> [The task]: Make an exact copy of the lines, leaving the pictures out.

★ ★ ★

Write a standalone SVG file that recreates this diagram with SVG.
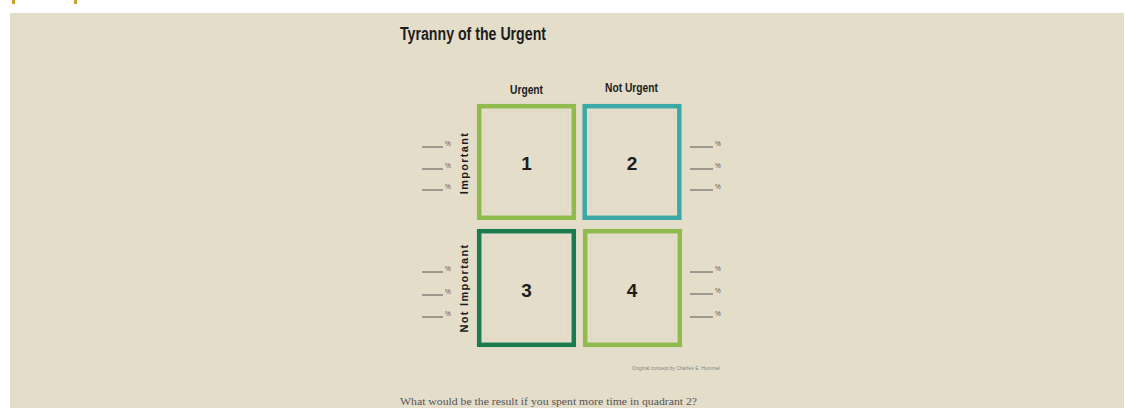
<svg xmlns="http://www.w3.org/2000/svg" width="1125" height="408" viewBox="0 0 1125 408">
<style>
.hd{font-family:"Liberation Sans",Arial,sans-serif;font-weight:bold;fill:#1c1c1c}
.num{font-family:"Liberation Sans",Arial,sans-serif;font-weight:bold;font-size:19px;fill:#1c1c1c;text-anchor:middle}
.side{font-family:"Liberation Sans",Arial,sans-serif;font-weight:bold;font-size:11px;fill:#1c1c1c;text-anchor:middle;letter-spacing:1.3px}
.blank{stroke:#555;stroke-width:1}
.pct{font-family:"Liberation Sans",Arial,sans-serif;font-size:6.5px;fill:#555}
.box{fill:none;stroke-width:4.5}
.inner{fill:none;stroke:#d9d2bf;stroke-width:0.6}
</style>
<rect x="0" y="0" width="1125" height="408" fill="#ffffff"/>
<rect x="12" y="0" width="3" height="4" fill="#c9a12a"/>
<rect x="74" y="0" width="3" height="4" fill="#c9a12a"/>
<rect x="10" y="13" width="1114" height="395" fill="#e4ddca"/>
<text class="hd" x="400" y="40" font-size="18" textLength="146" lengthAdjust="spacingAndGlyphs">Tyranny of the Urgent</text>
<text class="hd" x="510" y="94" font-size="13" textLength="33" lengthAdjust="spacingAndGlyphs">Urgent</text>
<text class="hd" x="605" y="92" font-size="13" textLength="53" lengthAdjust="spacingAndGlyphs">Not Urgent</text>
<g id="q1">
<rect class="box" x="479.2" y="106.2" width="94.6" height="111.6" stroke="#8fba4c"/>
<rect class="inner" x="485" y="112" width="83" height="100"/>
<text class="num" x="526.5" y="170">1</text>
</g>
<g id="q2">
<rect class="box" x="584.7" y="106.2" width="94.6" height="111.6" stroke="#3ca9a7"/>
<rect class="inner" x="591" y="112" width="83" height="100"/>
<text class="num" x="632" y="170">2</text>
</g>
<g id="q3">
<rect class="box" x="479.2" y="231.2" width="94.6" height="113.6" stroke="#1b7c52"/>
<rect class="inner" x="485" y="237" width="83" height="102"/>
<text class="num" x="526.5" y="297">3</text>
</g>
<g id="q4">
<rect class="box" x="585.2" y="231.2" width="94.6" height="113.6" stroke="#8fba4c"/>
<rect class="inner" x="591" y="237" width="83" height="102"/>
<text class="num" x="632" y="297">4</text>
</g>
<g id="labels">
<text class="side" transform="translate(468 163) rotate(-90)">Important</text>
<text class="side" transform="translate(468 288) rotate(-90)">Not Important</text>
</g>
<g id="blanks">
<line class="blank" x1="422" y1="147" x2="443" y2="147"/><text class="pct" x="445" y="146">%</text>
<line class="blank" x1="422" y1="169" x2="443" y2="169"/><text class="pct" x="445" y="168">%</text>
<line class="blank" x1="422" y1="190" x2="443" y2="190"/><text class="pct" x="445" y="189">%</text>
<line class="blank" x1="690" y1="147" x2="713" y2="147"/><text class="pct" x="715" y="146">%</text>
<line class="blank" x1="690" y1="169" x2="713" y2="169"/><text class="pct" x="715" y="168">%</text>
<line class="blank" x1="690" y1="190" x2="713" y2="190"/><text class="pct" x="715" y="189">%</text>
<line class="blank" x1="422" y1="272" x2="443" y2="272"/><text class="pct" x="445" y="271">%</text>
<line class="blank" x1="422" y1="295" x2="443" y2="295"/><text class="pct" x="445" y="294">%</text>
<line class="blank" x1="422" y1="317" x2="443" y2="317"/><text class="pct" x="445" y="316">%</text>
<line class="blank" x1="690" y1="272" x2="713" y2="272"/><text class="pct" x="715" y="271">%</text>
<line class="blank" x1="690" y1="294" x2="713" y2="294"/><text class="pct" x="715" y="293">%</text>
<line class="blank" x1="690" y1="317" x2="713" y2="317"/><text class="pct" x="715" y="316">%</text>
</g>
<text x="632" y="370" font-family="Liberation Sans,Arial,sans-serif" font-size="4.5" fill="#8a8578" textLength="88" lengthAdjust="spacingAndGlyphs">Original concept by Charles E. Hummel</text>
<text x="400" y="405" font-family="Liberation Serif,Times New Roman,serif" font-size="11" fill="#555" textLength="297" lengthAdjust="spacingAndGlyphs">What would be the result if you spent more time in quadrant 2?</text>
</svg>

★ ★ ★

> [Answer to the problem]:
Write a standalone SVG file that recreates this diagram with SVG.
<svg xmlns="http://www.w3.org/2000/svg" width="1125" height="408" viewBox="0 0 1125 408">
<style>
.hd{font-family:"Liberation Sans",Arial,sans-serif;font-weight:bold;fill:#1c1c1c}
.num{font-family:"Liberation Sans",Arial,sans-serif;font-weight:bold;font-size:19px;fill:#1c1c1c;text-anchor:middle}
.side{font-family:"Liberation Sans",Arial,sans-serif;font-weight:bold;font-size:11px;fill:#1c1c1c;text-anchor:middle;letter-spacing:1.3px}
.blank{stroke:#555;stroke-width:1}
.pct{font-family:"Liberation Sans",Arial,sans-serif;font-size:6.5px;fill:#555}
.box{fill:none;stroke-width:4.5}
.inner{fill:none;stroke:#d9d2bf;stroke-width:0.6}
</style>
<rect x="0" y="0" width="1125" height="408" fill="#ffffff"/>
<rect x="12" y="0" width="3" height="4" fill="#c9a12a"/>
<rect x="74" y="0" width="3" height="4" fill="#c9a12a"/>
<rect x="10" y="13" width="1114" height="395" fill="#e4ddca"/>
<text class="hd" x="400" y="40" font-size="18" textLength="146" lengthAdjust="spacingAndGlyphs">Tyranny of the Urgent</text>
<text class="hd" x="510" y="94" font-size="13" textLength="33" lengthAdjust="spacingAndGlyphs">Urgent</text>
<text class="hd" x="605" y="92" font-size="13" textLength="53" lengthAdjust="spacingAndGlyphs">Not Urgent</text>
<g id="q1">
<rect class="box" x="479.2" y="106.2" width="94.6" height="111.6" stroke="#8fba4c"/>
<rect class="inner" x="485" y="112" width="83" height="100"/>
<text class="num" x="526.5" y="170">1</text>
</g>
<g id="q2">
<rect class="box" x="584.7" y="106.2" width="94.6" height="111.6" stroke="#3ca9a7"/>
<rect class="inner" x="591" y="112" width="83" height="100"/>
<text class="num" x="632" y="170">2</text>
</g>
<g id="q3">
<rect class="box" x="479.2" y="231.2" width="94.6" height="113.6" stroke="#1b7c52"/>
<rect class="inner" x="485" y="237" width="83" height="102"/>
<text class="num" x="526.5" y="297">3</text>
</g>
<g id="q4">
<rect class="box" x="585.2" y="231.2" width="94.6" height="113.6" stroke="#8fba4c"/>
<rect class="inner" x="591" y="237" width="83" height="102"/>
<text class="num" x="632" y="297">4</text>
</g>
<g id="labels">
<text class="side" transform="translate(468 163) rotate(-90)">Important</text>
<text class="side" transform="translate(468 288) rotate(-90)">Not Important</text>
</g>
<g id="blanks">
<line class="blank" x1="422" y1="147" x2="443" y2="147"/><text class="pct" x="445" y="146">%</text>
<line class="blank" x1="422" y1="169" x2="443" y2="169"/><text class="pct" x="445" y="168">%</text>
<line class="blank" x1="422" y1="190" x2="443" y2="190"/><text class="pct" x="445" y="189">%</text>
<line class="blank" x1="690" y1="147" x2="713" y2="147"/><text class="pct" x="715" y="146">%</text>
<line class="blank" x1="690" y1="169" x2="713" y2="169"/><text class="pct" x="715" y="168">%</text>
<line class="blank" x1="690" y1="190" x2="713" y2="190"/><text class="pct" x="715" y="189">%</text>
<line class="blank" x1="422" y1="272" x2="443" y2="272"/><text class="pct" x="445" y="271">%</text>
<line class="blank" x1="422" y1="295" x2="443" y2="295"/><text class="pct" x="445" y="294">%</text>
<line class="blank" x1="422" y1="317" x2="443" y2="317"/><text class="pct" x="445" y="316">%</text>
<line class="blank" x1="690" y1="272" x2="713" y2="272"/><text class="pct" x="715" y="271">%</text>
<line class="blank" x1="690" y1="294" x2="713" y2="294"/><text class="pct" x="715" y="293">%</text>
<line class="blank" x1="690" y1="317" x2="713" y2="317"/><text class="pct" x="715" y="316">%</text>
</g>
<text x="632" y="370" font-family="Liberation Sans,Arial,sans-serif" font-size="4.5" fill="#8a8578" textLength="88" lengthAdjust="spacingAndGlyphs">Original concept by Charles E. Hummel</text>
<text x="400" y="405" font-family="Liberation Serif,Times New Roman,serif" font-size="11" fill="#555" textLength="297" lengthAdjust="spacingAndGlyphs">What would be the result if you spent more time in quadrant 2?</text>
</svg>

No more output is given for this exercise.